* Exercise requirements
Pictures are not part of the copy. Retype the lines from the first one through the line that contains "const xC = r => xH(r.hospital) + xY(r.year);".

* Recorded information
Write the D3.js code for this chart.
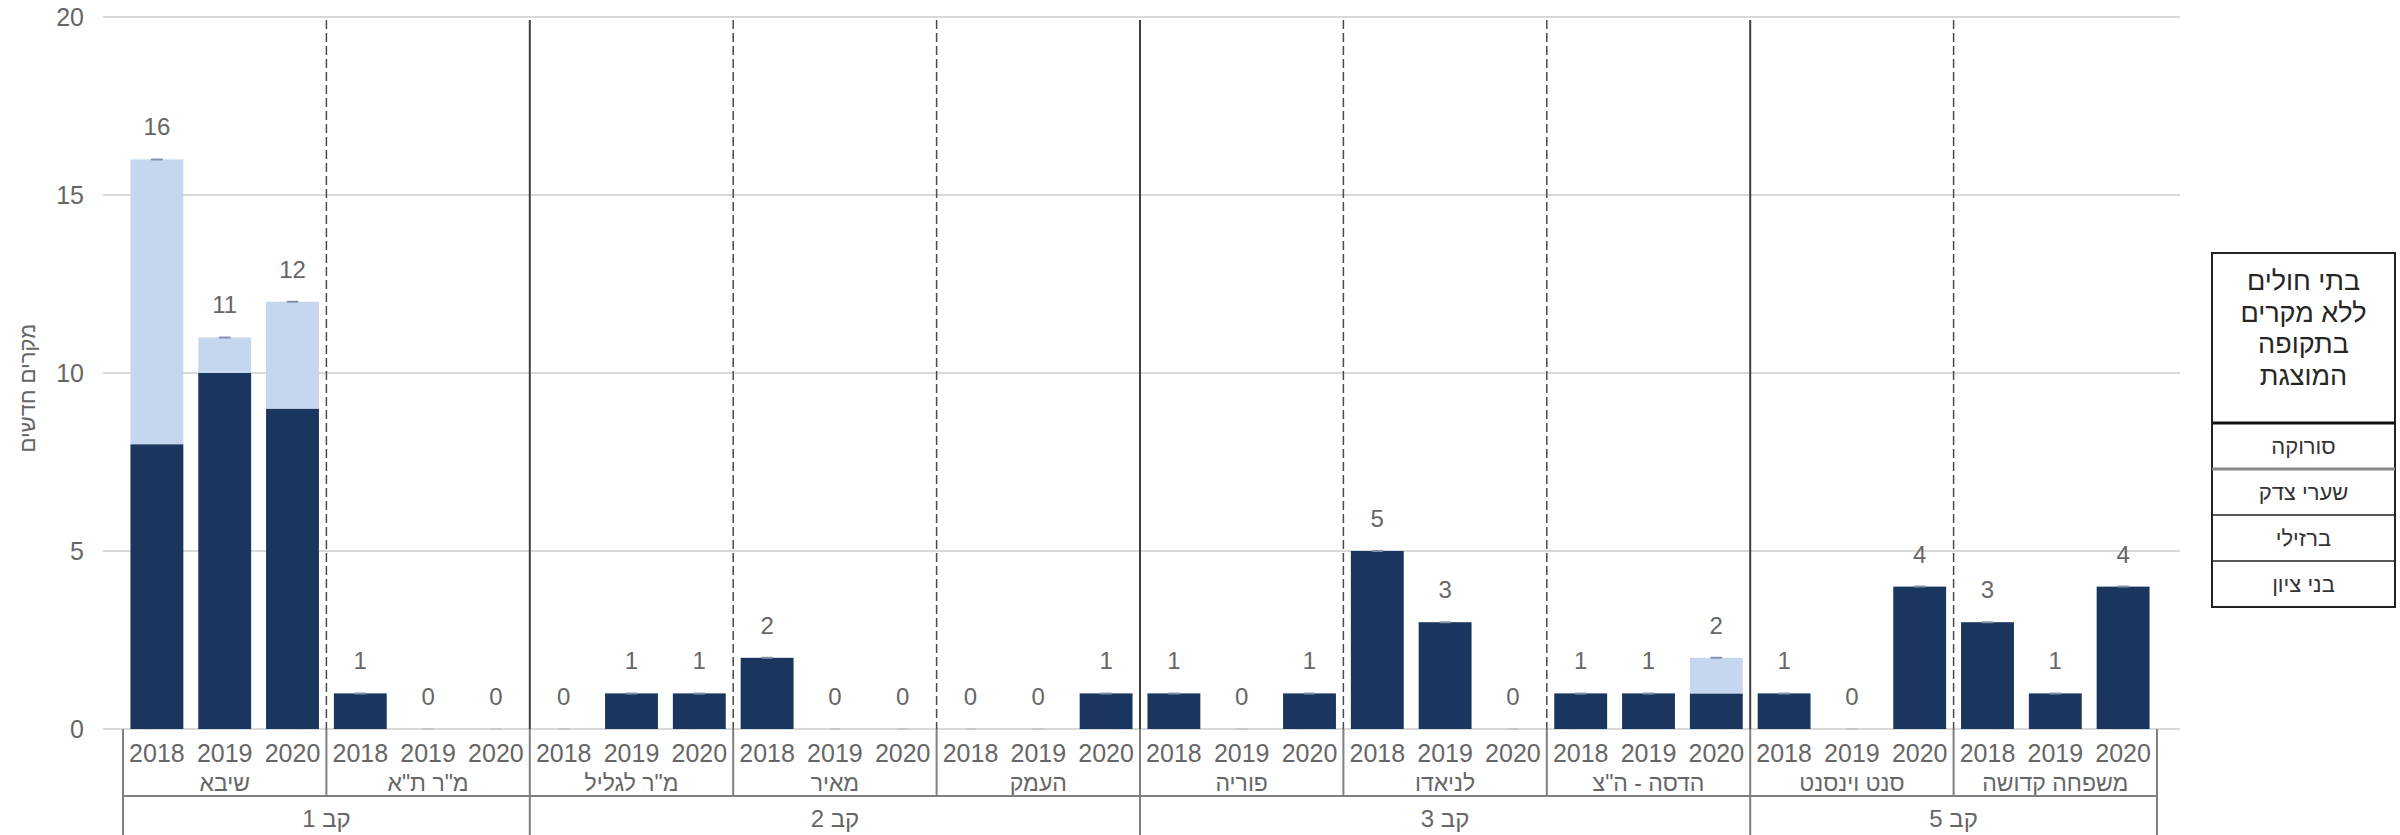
<!DOCTYPE html>
<html><head><meta charset="utf-8">
<script src="https://cdn.jsdelivr.net/npm/d3@7"></script>
<style>html,body{margin:0;padding:0;background:#fff;} svg{display:block;font-family:"Liberation Sans",Arial,"DejaVu Sans",sans-serif;}</style>
</head><body><svg id="chart" width="2400" height="835"></svg>
<script>
// ---- data ----
const hospitals = ['שיבא','מ"ר ת"א','מ"ר לגליל','מאיר','העמק','פוריה','לניאדו','הדסה - ה"צ','סנט וינסנט','משפחה קדושה'];
const clusterNames = ['קב 1','קב 2','קב 3','קב 5'];
const clusterSizes = [2,3,3,2];
const years = ['2018','2019','2020'];
// dark (bottom) series, per hospital, per year
const darkValues = [[8,10,9],[1,0,0],[0,1,1],[2,0,0],[0,0,1],[1,0,1],[5,3,0],[1,1,1],[1,0,4],[3,1,4]];
// light (top) series
const lightValues = [[8,1,3],[0,0,0],[0,0,0],[0,0,0],[0,0,0],[0,0,0],[0,0,0],[0,0,1],[0,0,0],[0,0,0]];
const yTicks = [0,5,10,15,20];
const yTitle = 'מקרים חדשים';
const legendTitleLines = ['בתי חולים','ללא מקרים','בתקופה','המוצגת'];
const legendItems = ['סורוקה','שערי צדק','ברזילי','בני ציון'];

// ---- build ----
const rows = [];
hospitals.forEach((h,i)=>years.forEach((yr,j)=>rows.push({hospital:h, year:yr, dark:darkValues[i][j], light:lightValues[i][j]})));

const svg = d3.select('#chart');
const DARK = '#1b365e', LIGHT = '#c5d7ee', TXT = '#666666';
const y = d3.scaleLinear().domain([0,20]).range([729,17]);
const xH = d3.scaleBand().domain(hospitals).range([123,2157]).paddingInner(0).paddingOuter(0);
const xY = d3.scaleBand().domain(years).range([0,xH.bandwidth()]).paddingInner(0.22).paddingOuter(0.11);
const xC = r => xH(r.hospital) + xY(r.year);

// gridlines
svg.append('g').selectAll('line').data(yTicks).join('line')
  .attr('x1',103).attr('x2',2180).attr('y1',d=>y(d)).attr('y2',d=>y(d))
  .attr('stroke','#d9d9d9').attr('stroke-width',2);

// y axis labels
const yAxis = svg.append('g').attr('transform','translate(93,0)')
  .call(d3.axisLeft(y).tickValues(yTicks).tickSize(0).tickPadding(9));
yAxis.select('.domain').remove();
yAxis.selectAll('text').attr('font-size',25).attr('fill',TXT).attr('font-family','"Liberation Sans",Arial,sans-serif');

// y title
svg.append('text').attr('transform','translate(35,388) rotate(-90)')
  .attr('text-anchor','middle').attr('direction','rtl').attr('font-size',22).attr('fill',TXT).text(yTitle);

// stacked bars
const stack = d3.stack().keys(['dark','light'])(rows);
const colors = {dark:DARK, light:LIGHT};
svg.append('g').selectAll('g').data(stack).join('g').attr('fill',s=>colors[s.key])
  .selectAll('rect').data(s=>s.filter(d=>d[1]>d[0])).join('rect')
  .attr('x',d=>xC(d.data)).attr('width',xY.bandwidth())
  .attr('y',d=>y(d[1])).attr('height',d=>y(d[0])-y(d[1]));

// small marks on top of each bar
svg.append('g').selectAll('rect').data(rows).join('rect')
  .attr('x',d=>xC(d)+xY.bandwidth()/2-6).attr('width',12)
  .attr('y',d=>y(d.dark+d.light)-1).attr('height',2)
  .attr('fill',d=>(d.dark+d.light)>0?'#8093ad':'#c8c8c8').attr('rx',1);

// separators in plot
const boundaries = [];
let acc = 0; const clusterStarts = new Set();
clusterSizes.forEach(s=>{clusterStarts.add(acc); acc+=s;});
hospitals.forEach((h,i)=>{ if(i>0) boundaries.push({x:xH(h), solid:clusterStarts.has(i)}); });
svg.append('g').selectAll('line').data(boundaries).join('line')
  .attr('x1',d=>d.x).attr('x2',d=>d.x).attr('y1',20).attr('y2',729)
  .attr('stroke',d=>d.solid?'#3f3f3f':'#4a4a4a')
  .attr('stroke-width',d=>d.solid?2:1.5)
  .attr('stroke-dasharray',d=>d.solid?null:'9,4');

// data labels
svg.append('g').selectAll('text').data(rows).join('text')
  .attr('x',d=>xC(d)+xY.bandwidth()/2).attr('y',d=>y(d.dark+d.light)-24)
  .attr('text-anchor','middle').attr('font-size',24).attr('fill',TXT)
  .text(d=>d.dark+d.light);

// category axis
const cat = svg.append('g');
const AX = '#808080';
cat.selectAll('text.yr').data(rows).join('text').attr('class','yr')
  .attr('x',d=>xC(d)+xY.bandwidth()/2).attr('y',762)
  .attr('text-anchor','middle').attr('font-size',25).attr('fill',TXT).text(d=>d.year);
cat.selectAll('text.hn').data(hospitals).join('text').attr('class','hn')
  .attr('x',h=>xH(h)+xH.bandwidth()/2).attr('y',791)
  .attr('text-anchor','middle').attr('direction','rtl').attr('font-size',23).attr('fill',TXT).text(h=>h);
// cluster positions
const clusterData = [];
acc = 0;
clusterNames.forEach((c,i)=>{ const a=hospitals[acc], b=hospitals[acc+clusterSizes[i]-1];
  clusterData.push({name:c, x0:xH(a), x1:xH(b)+xH.bandwidth()}); acc+=clusterSizes[i]; });
cat.selectAll('text.cl').data(clusterData).join('text').attr('class','cl')
  .attr('x',d=>(d.x0+d.x1)/2).attr('y',827)
  .attr('text-anchor','middle').attr('direction','rtl').attr('font-size',24).attr('fill',TXT).text(d=>d.name);
// axis lines
cat.append('line').attr('x1',xH.range()[0]).attr('x2',xH.range()[1]).attr('y1',796).attr('y2',796)
  .attr('stroke',AX).attr('stroke-width',2);
cat.selectAll('line.hb').data(boundaries.filter(b=>!b.solid)).join('line').attr('class','hb')
  .attr('x1',d=>d.x).attr('x2',d=>d.x).attr('y1',729).attr('y2',796).attr('stroke',AX).attr('stroke-width',2);
const clusterEdges = [xH.range()[0], ...clusterData.map(d=>d.x1)];
cat.selectAll('line.cb').data(clusterEdges).join('line').attr('class','cb')
  .attr('x1',d=>d).attr('x2',d=>d).attr('y1',729).attr('y2',835).attr('stroke',AX).attr('stroke-width',2);

// legend table
const lg = svg.append('g');
const LX0=2212, LX1=2395, LT=253, LH=423, rowH=46;
const lcx=(LX0+LX1)/2;
lg.append('rect').attr('x',LX0).attr('y',LT).attr('width',LX1-LX0).attr('height',LH-LT+rowH*legendItems.length)
  .attr('fill','none').attr('stroke','#222').attr('stroke-width',2);
lg.selectAll('text.t').data(legendTitleLines).join('text').attr('class','t')
  .attr('x',lcx).attr('y',(d,i)=>290+i*31.5).attr('text-anchor','middle').attr('direction','rtl')
  .attr('font-size',27).attr('fill','#262626').text(d=>d);
lg.append('line').attr('x1',LX0).attr('x2',LX1).attr('y1',LH).attr('y2',LH).attr('stroke','#111').attr('stroke-width',3);
lg.selectAll('line.r').data(legendItems.slice(1)).join('line').attr('class','r')
  .attr('x1',LX0).attr('x2',LX1).attr('y1',(d,i)=>LH+rowH*(i+1)).attr('y2',(d,i)=>LH+rowH*(i+1))
  .attr('stroke',(d,i)=>i===0?'#888':'#222').attr('stroke-width',(d,i)=>i===0?3:1.5);
lg.selectAll('text.li').data(legendItems).join('text').attr('class','li')
  .attr('x',lcx).attr('y',(d,i)=>LH+rowH*i+rowH/2+8).attr('text-anchor','middle').attr('direction','rtl')
  .attr('font-size',22).attr('fill','#333').text(d=>d);
</script></body></html>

* Complete output
Write the D3.js code for this chart.
<!DOCTYPE html>
<html><head><meta charset="utf-8">
<script src="https://cdn.jsdelivr.net/npm/d3@7"></script>
<style>html,body{margin:0;padding:0;background:#fff;} svg{display:block;font-family:"Liberation Sans",Arial,"DejaVu Sans",sans-serif;}</style>
</head><body><svg id="chart" width="2400" height="835"></svg>
<script>
// ---- data ----
const hospitals = ['שיבא','מ"ר ת"א','מ"ר לגליל','מאיר','העמק','פוריה','לניאדו','הדסה - ה"צ','סנט וינסנט','משפחה קדושה'];
const clusterNames = ['קב 1','קב 2','קב 3','קב 5'];
const clusterSizes = [2,3,3,2];
const years = ['2018','2019','2020'];
// dark (bottom) series, per hospital, per year
const darkValues = [[8,10,9],[1,0,0],[0,1,1],[2,0,0],[0,0,1],[1,0,1],[5,3,0],[1,1,1],[1,0,4],[3,1,4]];
// light (top) series
const lightValues = [[8,1,3],[0,0,0],[0,0,0],[0,0,0],[0,0,0],[0,0,0],[0,0,0],[0,0,1],[0,0,0],[0,0,0]];
const yTicks = [0,5,10,15,20];
const yTitle = 'מקרים חדשים';
const legendTitleLines = ['בתי חולים','ללא מקרים','בתקופה','המוצגת'];
const legendItems = ['סורוקה','שערי צדק','ברזילי','בני ציון'];

// ---- build ----
const rows = [];
hospitals.forEach((h,i)=>years.forEach((yr,j)=>rows.push({hospital:h, year:yr, dark:darkValues[i][j], light:lightValues[i][j]})));

const svg = d3.select('#chart');
const DARK = '#1b365e', LIGHT = '#c5d7ee', TXT = '#666666';
const y = d3.scaleLinear().domain([0,20]).range([729,17]);
const xH = d3.scaleBand().domain(hospitals).range([123,2157]).paddingInner(0).paddingOuter(0);
const xY = d3.scaleBand().domain(years).range([0,xH.bandwidth()]).paddingInner(0.22).paddingOuter(0.11);
const xC = r => xH(r.hospital) + xY(r.year);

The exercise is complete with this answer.